INFORMATION GIVEN:
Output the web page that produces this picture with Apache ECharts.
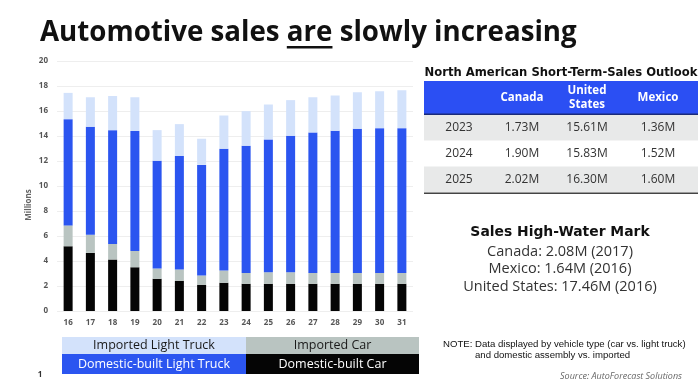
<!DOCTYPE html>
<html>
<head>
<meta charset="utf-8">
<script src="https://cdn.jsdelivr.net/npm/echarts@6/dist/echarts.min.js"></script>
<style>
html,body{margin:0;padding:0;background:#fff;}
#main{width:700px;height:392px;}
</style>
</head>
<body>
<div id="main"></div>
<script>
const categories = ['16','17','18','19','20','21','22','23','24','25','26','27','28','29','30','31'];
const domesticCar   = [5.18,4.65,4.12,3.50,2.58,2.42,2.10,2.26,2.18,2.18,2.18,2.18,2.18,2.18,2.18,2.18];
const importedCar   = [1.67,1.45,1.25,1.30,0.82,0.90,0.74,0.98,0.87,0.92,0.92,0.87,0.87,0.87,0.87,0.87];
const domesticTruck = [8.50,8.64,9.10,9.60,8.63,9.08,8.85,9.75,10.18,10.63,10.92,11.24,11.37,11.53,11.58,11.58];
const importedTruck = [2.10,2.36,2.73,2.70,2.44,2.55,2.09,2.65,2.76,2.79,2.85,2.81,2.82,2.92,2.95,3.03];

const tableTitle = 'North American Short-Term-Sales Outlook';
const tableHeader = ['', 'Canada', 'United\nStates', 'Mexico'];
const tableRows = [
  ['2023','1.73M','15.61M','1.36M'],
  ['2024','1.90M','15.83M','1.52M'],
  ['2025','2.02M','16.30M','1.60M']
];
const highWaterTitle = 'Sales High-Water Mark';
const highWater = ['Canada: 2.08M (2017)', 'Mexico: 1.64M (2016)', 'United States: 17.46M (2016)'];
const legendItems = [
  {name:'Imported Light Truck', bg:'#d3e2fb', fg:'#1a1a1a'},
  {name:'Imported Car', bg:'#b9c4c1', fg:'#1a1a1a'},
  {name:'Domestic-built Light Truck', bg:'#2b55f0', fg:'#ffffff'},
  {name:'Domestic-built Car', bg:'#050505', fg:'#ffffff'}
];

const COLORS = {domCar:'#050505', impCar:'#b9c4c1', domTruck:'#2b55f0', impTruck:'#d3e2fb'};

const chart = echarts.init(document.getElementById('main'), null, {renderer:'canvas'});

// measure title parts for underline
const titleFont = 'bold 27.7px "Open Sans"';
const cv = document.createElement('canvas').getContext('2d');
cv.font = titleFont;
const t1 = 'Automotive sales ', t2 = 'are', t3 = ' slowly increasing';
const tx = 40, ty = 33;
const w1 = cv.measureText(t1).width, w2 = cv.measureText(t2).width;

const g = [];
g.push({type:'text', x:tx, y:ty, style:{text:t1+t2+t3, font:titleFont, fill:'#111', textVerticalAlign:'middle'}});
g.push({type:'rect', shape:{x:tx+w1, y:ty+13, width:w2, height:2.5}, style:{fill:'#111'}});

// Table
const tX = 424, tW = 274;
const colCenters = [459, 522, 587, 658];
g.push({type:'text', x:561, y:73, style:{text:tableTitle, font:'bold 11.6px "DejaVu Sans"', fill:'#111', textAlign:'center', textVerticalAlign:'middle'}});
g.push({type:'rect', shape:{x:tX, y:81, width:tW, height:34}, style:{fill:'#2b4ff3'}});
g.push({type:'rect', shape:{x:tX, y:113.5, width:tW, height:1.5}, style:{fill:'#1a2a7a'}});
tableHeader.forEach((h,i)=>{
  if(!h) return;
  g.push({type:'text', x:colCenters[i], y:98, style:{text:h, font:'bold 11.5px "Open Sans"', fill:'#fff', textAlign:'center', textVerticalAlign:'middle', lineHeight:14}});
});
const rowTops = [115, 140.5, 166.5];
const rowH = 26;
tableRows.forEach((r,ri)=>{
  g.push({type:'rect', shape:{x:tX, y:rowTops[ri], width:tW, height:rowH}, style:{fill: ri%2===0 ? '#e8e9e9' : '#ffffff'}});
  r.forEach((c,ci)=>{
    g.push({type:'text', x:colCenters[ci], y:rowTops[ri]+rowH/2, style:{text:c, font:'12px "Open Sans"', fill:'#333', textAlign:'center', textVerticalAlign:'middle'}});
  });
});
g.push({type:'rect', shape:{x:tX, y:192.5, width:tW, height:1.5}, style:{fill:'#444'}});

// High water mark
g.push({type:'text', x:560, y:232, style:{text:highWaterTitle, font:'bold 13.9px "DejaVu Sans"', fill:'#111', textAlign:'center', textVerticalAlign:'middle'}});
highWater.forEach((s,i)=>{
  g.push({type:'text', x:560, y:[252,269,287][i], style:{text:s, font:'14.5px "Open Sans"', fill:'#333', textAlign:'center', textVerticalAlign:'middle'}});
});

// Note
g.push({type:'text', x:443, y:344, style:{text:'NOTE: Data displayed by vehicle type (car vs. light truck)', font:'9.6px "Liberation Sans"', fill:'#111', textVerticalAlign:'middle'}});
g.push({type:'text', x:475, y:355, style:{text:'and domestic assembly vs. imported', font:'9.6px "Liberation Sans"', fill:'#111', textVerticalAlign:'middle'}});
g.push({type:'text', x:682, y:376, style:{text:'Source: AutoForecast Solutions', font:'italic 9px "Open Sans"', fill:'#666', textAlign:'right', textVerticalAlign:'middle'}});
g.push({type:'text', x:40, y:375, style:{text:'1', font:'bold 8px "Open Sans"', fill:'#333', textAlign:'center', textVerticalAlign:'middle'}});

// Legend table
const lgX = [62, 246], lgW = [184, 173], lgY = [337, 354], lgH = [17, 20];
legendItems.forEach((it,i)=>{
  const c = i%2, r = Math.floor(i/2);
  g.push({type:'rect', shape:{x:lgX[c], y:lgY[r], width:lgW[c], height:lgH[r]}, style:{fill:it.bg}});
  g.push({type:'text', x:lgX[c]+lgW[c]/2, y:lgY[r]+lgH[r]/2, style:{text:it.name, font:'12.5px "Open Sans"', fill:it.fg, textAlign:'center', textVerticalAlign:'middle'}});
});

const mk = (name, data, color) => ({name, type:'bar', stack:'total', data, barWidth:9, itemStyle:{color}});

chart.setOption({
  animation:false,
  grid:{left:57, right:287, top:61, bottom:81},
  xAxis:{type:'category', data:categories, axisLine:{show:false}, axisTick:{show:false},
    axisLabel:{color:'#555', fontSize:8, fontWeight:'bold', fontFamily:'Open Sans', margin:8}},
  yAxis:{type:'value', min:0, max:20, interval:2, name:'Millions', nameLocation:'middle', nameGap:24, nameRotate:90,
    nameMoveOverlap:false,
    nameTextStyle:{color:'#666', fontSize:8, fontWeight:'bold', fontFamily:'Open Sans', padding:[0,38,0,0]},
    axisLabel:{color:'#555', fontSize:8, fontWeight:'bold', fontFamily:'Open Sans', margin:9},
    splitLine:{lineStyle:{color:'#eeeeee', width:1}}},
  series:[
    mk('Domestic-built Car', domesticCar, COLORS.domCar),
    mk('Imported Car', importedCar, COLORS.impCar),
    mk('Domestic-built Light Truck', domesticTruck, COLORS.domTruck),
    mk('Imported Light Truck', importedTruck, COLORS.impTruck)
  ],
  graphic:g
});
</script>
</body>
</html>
==
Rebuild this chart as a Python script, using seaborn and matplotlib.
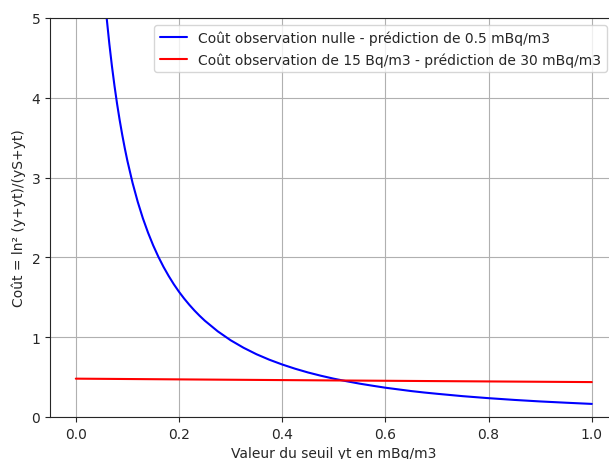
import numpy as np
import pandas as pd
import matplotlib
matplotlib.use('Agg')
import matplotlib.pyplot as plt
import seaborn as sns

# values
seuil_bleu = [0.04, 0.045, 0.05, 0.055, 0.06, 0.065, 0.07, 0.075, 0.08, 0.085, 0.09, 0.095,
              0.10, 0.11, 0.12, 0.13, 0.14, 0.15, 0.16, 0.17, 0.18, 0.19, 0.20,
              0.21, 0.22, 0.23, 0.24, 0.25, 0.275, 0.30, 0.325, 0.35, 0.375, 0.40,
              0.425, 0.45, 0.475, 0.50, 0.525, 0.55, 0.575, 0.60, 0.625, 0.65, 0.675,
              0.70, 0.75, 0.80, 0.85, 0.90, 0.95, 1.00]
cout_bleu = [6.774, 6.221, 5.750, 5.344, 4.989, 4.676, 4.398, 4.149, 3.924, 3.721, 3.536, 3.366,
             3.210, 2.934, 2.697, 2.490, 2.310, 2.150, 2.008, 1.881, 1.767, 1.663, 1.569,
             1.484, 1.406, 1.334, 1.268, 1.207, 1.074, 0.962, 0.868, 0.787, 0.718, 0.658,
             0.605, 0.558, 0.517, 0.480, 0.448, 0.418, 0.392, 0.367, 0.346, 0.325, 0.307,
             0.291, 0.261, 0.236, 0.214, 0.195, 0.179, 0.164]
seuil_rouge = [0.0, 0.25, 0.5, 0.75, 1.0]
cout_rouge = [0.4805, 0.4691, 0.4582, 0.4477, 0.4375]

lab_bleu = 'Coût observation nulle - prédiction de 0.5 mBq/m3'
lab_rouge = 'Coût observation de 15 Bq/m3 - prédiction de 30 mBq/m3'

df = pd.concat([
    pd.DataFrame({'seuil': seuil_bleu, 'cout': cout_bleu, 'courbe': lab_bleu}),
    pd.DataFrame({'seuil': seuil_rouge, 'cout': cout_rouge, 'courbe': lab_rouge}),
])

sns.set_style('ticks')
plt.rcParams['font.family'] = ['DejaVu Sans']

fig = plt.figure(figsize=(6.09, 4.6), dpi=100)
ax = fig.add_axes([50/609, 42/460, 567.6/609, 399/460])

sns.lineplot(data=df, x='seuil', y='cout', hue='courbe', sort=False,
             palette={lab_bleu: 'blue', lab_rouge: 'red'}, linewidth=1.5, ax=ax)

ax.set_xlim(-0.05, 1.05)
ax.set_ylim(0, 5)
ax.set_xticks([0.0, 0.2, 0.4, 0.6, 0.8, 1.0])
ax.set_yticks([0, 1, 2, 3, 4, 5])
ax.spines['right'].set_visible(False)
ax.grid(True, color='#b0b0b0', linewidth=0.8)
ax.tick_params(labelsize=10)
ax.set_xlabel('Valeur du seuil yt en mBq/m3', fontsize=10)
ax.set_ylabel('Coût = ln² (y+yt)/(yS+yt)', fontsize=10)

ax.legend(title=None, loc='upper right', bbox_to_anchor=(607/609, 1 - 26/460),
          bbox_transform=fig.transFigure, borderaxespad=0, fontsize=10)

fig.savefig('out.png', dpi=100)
---
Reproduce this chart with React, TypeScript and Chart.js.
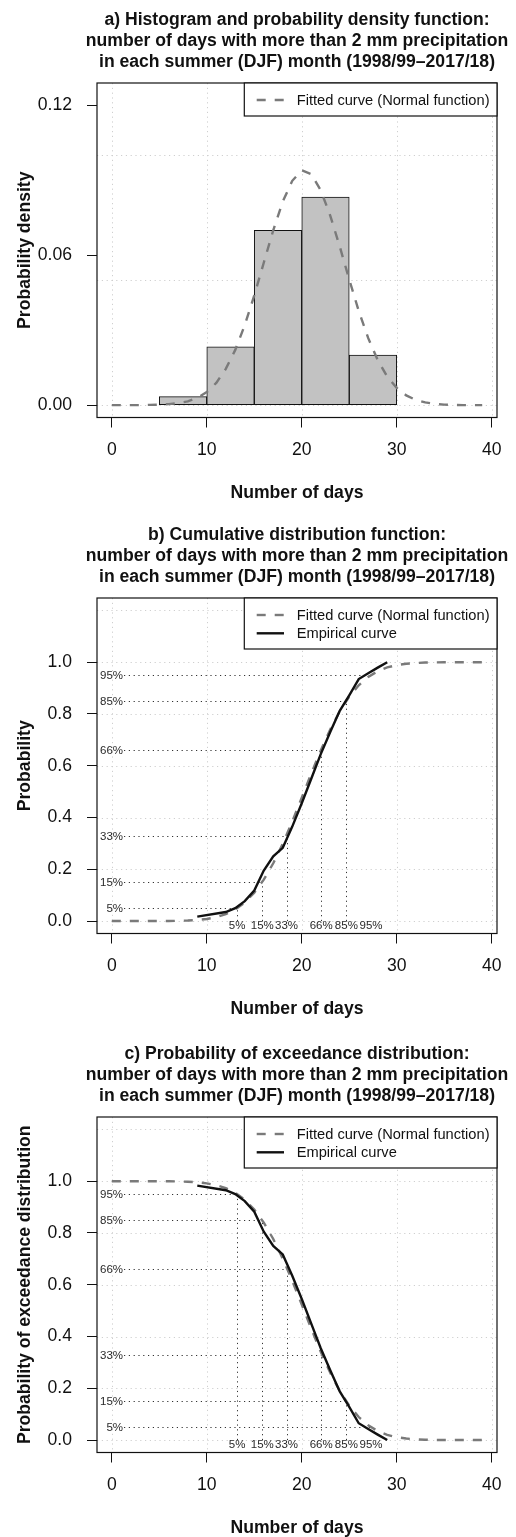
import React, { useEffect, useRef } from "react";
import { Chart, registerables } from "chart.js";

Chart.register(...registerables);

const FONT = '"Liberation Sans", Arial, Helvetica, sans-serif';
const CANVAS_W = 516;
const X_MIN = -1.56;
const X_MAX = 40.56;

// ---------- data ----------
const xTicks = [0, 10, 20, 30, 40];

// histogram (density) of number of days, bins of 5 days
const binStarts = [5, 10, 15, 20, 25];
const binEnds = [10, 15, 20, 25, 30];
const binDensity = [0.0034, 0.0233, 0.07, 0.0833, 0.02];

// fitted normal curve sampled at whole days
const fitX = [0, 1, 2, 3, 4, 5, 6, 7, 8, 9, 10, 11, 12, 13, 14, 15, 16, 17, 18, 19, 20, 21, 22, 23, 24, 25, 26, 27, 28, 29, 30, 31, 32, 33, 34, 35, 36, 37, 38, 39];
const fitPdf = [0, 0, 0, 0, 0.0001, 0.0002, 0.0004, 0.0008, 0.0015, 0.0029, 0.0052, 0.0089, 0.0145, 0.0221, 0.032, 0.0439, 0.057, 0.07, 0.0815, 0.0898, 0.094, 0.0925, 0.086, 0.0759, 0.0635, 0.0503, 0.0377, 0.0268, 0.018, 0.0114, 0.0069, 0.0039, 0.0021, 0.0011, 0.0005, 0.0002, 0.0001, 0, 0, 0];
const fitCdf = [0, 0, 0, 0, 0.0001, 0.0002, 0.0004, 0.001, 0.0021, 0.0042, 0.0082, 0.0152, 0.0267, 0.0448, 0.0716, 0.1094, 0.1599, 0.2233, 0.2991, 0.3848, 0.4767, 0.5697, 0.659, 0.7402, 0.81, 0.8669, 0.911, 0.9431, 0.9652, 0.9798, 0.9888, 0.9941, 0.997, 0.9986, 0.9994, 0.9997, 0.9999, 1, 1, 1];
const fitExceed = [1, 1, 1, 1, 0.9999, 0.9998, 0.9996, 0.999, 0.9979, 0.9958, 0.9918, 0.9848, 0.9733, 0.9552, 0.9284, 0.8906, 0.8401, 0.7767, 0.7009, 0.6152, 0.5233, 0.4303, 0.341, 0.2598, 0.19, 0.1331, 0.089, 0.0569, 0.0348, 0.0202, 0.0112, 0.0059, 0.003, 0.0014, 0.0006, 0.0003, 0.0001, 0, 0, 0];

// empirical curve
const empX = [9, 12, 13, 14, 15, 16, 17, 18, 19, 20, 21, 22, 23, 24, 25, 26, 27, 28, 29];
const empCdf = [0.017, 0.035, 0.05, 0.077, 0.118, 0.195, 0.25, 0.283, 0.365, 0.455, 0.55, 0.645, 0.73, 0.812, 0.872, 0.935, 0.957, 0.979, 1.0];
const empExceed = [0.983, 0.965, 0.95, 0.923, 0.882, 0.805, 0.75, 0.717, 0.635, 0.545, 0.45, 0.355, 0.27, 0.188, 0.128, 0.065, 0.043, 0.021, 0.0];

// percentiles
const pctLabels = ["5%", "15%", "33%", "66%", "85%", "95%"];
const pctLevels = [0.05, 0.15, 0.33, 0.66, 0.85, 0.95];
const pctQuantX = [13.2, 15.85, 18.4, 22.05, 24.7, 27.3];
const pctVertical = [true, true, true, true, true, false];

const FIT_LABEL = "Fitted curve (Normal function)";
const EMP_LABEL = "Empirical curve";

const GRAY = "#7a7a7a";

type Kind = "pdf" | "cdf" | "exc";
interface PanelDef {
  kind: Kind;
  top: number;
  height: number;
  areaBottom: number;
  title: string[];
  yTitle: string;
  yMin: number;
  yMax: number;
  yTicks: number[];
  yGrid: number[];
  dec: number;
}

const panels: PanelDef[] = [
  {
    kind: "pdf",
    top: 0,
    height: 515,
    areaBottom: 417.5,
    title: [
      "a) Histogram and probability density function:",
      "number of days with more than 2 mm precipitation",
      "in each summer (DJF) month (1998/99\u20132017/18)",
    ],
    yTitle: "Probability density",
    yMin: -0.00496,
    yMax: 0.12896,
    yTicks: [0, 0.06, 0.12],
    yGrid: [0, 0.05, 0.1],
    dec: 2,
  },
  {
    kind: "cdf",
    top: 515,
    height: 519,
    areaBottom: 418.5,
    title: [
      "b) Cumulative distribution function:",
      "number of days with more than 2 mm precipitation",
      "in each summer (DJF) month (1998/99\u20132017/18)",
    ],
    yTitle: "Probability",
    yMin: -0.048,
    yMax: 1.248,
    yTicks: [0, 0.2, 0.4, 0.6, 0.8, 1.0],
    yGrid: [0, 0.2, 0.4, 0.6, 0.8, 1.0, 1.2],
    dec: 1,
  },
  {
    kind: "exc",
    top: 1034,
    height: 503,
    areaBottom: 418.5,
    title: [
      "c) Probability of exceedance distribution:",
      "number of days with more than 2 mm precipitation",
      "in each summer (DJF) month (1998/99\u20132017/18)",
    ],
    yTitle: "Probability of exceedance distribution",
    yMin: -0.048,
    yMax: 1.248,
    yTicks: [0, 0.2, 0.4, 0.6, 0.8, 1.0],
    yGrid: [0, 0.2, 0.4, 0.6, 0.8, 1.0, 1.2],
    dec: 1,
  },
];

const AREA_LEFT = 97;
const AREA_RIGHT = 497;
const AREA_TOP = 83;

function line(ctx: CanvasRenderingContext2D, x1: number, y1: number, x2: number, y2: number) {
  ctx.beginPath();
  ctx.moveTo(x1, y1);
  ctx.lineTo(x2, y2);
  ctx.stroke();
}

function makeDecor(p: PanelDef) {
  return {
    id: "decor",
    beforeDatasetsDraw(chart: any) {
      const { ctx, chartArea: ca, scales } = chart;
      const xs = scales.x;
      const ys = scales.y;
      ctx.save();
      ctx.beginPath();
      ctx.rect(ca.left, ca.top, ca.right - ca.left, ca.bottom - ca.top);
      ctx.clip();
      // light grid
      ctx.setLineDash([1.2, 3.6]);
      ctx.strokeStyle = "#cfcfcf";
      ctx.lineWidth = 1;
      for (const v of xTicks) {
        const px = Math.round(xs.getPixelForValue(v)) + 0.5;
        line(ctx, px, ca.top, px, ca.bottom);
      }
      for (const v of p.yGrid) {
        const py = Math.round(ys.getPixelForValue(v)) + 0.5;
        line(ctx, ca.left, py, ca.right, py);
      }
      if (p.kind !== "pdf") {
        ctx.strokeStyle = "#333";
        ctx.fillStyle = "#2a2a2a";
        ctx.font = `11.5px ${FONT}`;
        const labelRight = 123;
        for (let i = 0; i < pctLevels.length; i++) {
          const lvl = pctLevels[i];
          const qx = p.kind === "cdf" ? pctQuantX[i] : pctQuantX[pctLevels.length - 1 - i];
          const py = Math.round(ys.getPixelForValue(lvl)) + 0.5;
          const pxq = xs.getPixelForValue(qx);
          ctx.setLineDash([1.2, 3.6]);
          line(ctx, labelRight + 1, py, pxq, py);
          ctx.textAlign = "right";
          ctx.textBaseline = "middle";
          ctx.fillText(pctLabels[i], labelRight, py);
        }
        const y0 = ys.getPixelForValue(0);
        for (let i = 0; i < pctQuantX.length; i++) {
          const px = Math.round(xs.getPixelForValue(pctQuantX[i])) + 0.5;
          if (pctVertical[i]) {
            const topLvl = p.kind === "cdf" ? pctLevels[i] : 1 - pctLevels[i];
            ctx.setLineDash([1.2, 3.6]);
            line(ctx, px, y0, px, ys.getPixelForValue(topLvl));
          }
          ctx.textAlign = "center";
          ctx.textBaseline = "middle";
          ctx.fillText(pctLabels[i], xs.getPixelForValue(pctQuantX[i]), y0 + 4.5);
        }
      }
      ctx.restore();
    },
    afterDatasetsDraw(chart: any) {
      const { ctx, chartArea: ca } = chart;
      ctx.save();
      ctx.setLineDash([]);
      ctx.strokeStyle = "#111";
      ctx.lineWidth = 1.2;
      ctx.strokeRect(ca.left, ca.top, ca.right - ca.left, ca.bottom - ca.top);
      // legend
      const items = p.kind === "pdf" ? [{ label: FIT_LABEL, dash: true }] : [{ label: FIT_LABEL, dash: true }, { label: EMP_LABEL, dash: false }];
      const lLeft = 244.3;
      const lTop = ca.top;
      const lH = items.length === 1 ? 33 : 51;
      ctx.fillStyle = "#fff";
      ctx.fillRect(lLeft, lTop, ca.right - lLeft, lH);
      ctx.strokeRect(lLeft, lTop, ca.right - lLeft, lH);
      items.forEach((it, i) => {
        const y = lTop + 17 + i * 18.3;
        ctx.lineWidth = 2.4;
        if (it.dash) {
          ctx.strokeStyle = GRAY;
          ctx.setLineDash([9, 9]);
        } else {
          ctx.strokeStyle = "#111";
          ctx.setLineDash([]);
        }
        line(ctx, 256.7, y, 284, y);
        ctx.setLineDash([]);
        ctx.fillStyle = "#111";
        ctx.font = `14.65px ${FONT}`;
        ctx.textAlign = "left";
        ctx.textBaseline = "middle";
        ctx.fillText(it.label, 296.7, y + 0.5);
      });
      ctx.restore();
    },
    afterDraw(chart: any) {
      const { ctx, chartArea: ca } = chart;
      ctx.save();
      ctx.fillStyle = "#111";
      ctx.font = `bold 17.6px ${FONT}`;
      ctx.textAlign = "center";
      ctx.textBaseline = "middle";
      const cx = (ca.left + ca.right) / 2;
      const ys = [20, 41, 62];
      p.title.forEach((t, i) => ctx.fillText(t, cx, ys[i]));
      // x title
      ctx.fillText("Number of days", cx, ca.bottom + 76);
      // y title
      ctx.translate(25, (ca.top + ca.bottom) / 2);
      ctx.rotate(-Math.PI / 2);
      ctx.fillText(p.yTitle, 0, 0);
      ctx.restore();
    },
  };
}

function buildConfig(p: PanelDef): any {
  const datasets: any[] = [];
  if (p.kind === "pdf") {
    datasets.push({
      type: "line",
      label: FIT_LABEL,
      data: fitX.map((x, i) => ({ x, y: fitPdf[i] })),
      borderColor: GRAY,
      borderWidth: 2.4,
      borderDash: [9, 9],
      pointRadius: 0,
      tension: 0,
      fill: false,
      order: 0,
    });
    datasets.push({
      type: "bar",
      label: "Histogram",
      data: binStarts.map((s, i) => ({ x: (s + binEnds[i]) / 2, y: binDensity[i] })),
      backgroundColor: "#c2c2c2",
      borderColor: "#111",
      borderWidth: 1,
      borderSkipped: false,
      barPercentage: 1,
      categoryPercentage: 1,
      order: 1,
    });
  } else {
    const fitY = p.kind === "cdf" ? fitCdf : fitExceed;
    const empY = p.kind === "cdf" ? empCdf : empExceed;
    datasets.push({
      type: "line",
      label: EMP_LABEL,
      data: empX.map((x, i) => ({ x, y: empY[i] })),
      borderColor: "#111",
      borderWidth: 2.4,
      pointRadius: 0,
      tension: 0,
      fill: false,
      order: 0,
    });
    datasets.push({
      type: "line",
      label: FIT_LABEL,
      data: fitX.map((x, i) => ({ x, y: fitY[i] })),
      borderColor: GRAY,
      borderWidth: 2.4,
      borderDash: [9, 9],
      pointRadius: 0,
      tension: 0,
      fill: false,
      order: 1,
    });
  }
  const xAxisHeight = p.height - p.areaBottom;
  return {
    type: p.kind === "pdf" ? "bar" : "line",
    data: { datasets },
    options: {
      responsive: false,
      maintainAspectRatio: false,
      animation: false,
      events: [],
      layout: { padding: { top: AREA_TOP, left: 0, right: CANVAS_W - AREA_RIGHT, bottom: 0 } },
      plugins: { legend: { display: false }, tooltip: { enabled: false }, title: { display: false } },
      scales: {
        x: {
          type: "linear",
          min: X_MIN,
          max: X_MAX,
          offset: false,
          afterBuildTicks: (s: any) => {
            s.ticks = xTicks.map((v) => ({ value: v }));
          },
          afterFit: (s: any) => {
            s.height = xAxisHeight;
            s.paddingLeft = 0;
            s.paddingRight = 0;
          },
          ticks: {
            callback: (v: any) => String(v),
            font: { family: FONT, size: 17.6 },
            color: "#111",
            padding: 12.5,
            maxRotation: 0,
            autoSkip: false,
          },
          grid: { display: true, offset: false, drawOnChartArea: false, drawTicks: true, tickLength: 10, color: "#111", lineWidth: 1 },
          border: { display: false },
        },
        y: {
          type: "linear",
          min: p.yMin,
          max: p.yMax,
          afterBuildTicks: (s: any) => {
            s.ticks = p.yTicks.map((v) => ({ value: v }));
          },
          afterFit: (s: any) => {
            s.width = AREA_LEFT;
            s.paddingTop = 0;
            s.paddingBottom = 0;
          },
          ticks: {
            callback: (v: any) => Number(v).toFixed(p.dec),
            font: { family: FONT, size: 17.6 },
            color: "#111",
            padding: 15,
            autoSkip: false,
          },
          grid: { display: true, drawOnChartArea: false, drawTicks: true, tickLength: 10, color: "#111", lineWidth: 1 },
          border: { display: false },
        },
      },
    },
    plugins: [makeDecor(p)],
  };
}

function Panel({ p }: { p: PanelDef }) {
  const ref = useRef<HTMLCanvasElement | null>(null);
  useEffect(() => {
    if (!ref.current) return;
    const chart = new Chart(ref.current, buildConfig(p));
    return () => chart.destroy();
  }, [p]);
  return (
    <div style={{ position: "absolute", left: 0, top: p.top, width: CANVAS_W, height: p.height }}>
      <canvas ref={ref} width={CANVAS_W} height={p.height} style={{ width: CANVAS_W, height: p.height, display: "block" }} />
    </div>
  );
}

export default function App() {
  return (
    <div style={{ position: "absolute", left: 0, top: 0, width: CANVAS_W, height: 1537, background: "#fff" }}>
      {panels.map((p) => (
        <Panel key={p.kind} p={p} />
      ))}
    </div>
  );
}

THE EXERCISE: Write out the lines running from the one that contains "Rebuild this chart" through the one that contains "import seaborn as sns", ends included, and nothing else. Pictures stay out of the copy.

ANSWER TO THE TASK:
Rebuild this chart as a Python script, using seaborn and matplotlib.
import numpy as np
import pandas as pd
import matplotlib
matplotlib.use('Agg')
import matplotlib.pyplot as plt
import seaborn as sns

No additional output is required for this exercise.